'''

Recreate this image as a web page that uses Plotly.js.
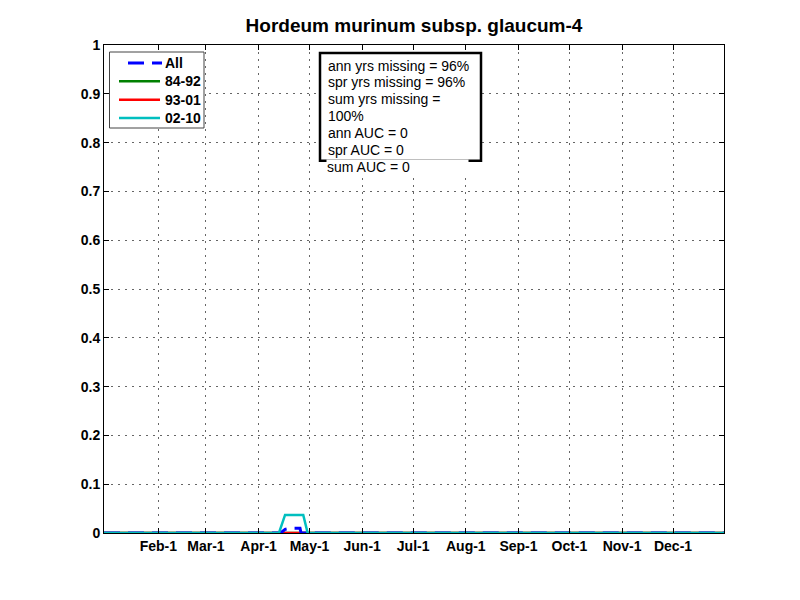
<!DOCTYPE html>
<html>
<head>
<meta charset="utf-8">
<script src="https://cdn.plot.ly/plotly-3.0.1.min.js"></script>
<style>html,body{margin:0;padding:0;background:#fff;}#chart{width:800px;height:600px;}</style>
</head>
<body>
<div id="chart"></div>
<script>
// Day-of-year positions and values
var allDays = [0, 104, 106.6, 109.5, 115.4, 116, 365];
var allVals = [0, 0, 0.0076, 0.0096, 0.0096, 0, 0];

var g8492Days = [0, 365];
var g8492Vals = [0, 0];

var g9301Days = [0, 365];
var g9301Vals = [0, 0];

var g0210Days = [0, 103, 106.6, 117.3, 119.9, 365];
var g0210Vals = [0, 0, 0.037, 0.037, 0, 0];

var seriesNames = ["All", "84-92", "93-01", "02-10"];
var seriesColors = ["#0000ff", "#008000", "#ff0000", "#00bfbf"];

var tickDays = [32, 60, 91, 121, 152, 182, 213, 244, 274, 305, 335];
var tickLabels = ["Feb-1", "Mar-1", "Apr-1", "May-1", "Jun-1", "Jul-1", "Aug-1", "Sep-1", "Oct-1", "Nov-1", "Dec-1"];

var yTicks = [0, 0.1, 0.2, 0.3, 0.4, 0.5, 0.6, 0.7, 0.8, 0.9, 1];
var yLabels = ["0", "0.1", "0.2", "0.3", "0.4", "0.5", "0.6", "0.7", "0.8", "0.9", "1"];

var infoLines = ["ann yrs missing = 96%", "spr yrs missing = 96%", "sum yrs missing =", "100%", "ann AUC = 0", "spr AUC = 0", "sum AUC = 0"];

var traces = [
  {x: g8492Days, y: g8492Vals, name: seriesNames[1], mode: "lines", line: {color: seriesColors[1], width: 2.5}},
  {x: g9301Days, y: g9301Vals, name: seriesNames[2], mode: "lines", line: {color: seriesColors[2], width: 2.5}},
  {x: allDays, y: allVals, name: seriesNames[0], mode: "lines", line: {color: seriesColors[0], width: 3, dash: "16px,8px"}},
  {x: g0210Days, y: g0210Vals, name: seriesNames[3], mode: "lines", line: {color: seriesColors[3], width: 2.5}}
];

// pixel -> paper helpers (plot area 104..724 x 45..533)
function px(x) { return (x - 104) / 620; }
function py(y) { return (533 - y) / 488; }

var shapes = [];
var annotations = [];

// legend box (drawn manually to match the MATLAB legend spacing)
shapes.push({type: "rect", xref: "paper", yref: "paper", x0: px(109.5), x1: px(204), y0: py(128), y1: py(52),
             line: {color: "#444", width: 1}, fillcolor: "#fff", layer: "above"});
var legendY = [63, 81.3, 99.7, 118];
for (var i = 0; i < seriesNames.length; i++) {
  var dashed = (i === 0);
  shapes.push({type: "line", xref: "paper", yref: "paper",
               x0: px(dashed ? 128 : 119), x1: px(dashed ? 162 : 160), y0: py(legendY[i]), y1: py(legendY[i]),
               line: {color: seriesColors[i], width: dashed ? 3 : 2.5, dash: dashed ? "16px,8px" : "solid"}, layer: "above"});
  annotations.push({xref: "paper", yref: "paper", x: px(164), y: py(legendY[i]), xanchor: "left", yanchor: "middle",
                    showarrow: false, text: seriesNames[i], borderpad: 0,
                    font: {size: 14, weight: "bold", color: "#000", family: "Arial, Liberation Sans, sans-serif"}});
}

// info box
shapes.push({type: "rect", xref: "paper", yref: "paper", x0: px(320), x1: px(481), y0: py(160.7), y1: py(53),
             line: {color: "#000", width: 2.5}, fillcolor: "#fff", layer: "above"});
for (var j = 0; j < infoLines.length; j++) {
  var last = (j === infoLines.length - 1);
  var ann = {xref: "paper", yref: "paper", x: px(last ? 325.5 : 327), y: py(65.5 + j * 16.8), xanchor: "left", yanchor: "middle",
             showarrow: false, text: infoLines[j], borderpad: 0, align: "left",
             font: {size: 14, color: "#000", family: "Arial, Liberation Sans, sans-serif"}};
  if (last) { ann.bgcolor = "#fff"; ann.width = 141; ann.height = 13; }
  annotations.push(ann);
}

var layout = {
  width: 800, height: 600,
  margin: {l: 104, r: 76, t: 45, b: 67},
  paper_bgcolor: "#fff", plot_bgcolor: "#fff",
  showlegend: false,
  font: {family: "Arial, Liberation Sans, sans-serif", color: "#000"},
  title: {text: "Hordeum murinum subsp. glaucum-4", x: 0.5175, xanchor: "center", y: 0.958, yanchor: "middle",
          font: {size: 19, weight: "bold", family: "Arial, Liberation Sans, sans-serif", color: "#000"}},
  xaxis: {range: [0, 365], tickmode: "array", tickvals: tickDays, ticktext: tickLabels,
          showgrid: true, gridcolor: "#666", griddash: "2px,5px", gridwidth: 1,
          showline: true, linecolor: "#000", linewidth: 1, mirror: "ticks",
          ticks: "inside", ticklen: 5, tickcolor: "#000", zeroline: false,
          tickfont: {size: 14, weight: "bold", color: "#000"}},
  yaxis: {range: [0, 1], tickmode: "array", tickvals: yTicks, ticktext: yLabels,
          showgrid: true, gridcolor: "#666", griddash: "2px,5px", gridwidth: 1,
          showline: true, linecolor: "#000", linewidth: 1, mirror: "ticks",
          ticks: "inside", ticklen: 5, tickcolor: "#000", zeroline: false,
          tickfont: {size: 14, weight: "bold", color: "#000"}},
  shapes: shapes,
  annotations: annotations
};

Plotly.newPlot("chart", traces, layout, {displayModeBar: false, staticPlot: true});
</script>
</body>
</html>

'''

Job:
Please quote the lines of the material, beginning with the first and ending with the one that contains "var g9301Vals = [0, 0];", exactly as written and without any pictures.

Reply:
Recreate this image as a web page that uses Plotly.js.
<!DOCTYPE html>
<html>
<head>
<meta charset="utf-8">
<script src="https://cdn.plot.ly/plotly-3.0.1.min.js"></script>
<style>html,body{margin:0;padding:0;background:#fff;}#chart{width:800px;height:600px;}</style>
</head>
<body>
<div id="chart"></div>
<script>
// Day-of-year positions and values
var allDays = [0, 104, 106.6, 109.5, 115.4, 116, 365];
var allVals = [0, 0, 0.0076, 0.0096, 0.0096, 0, 0];

var g8492Days = [0, 365];
var g8492Vals = [0, 0];

var g9301Days = [0, 365];
var g9301Vals = [0, 0];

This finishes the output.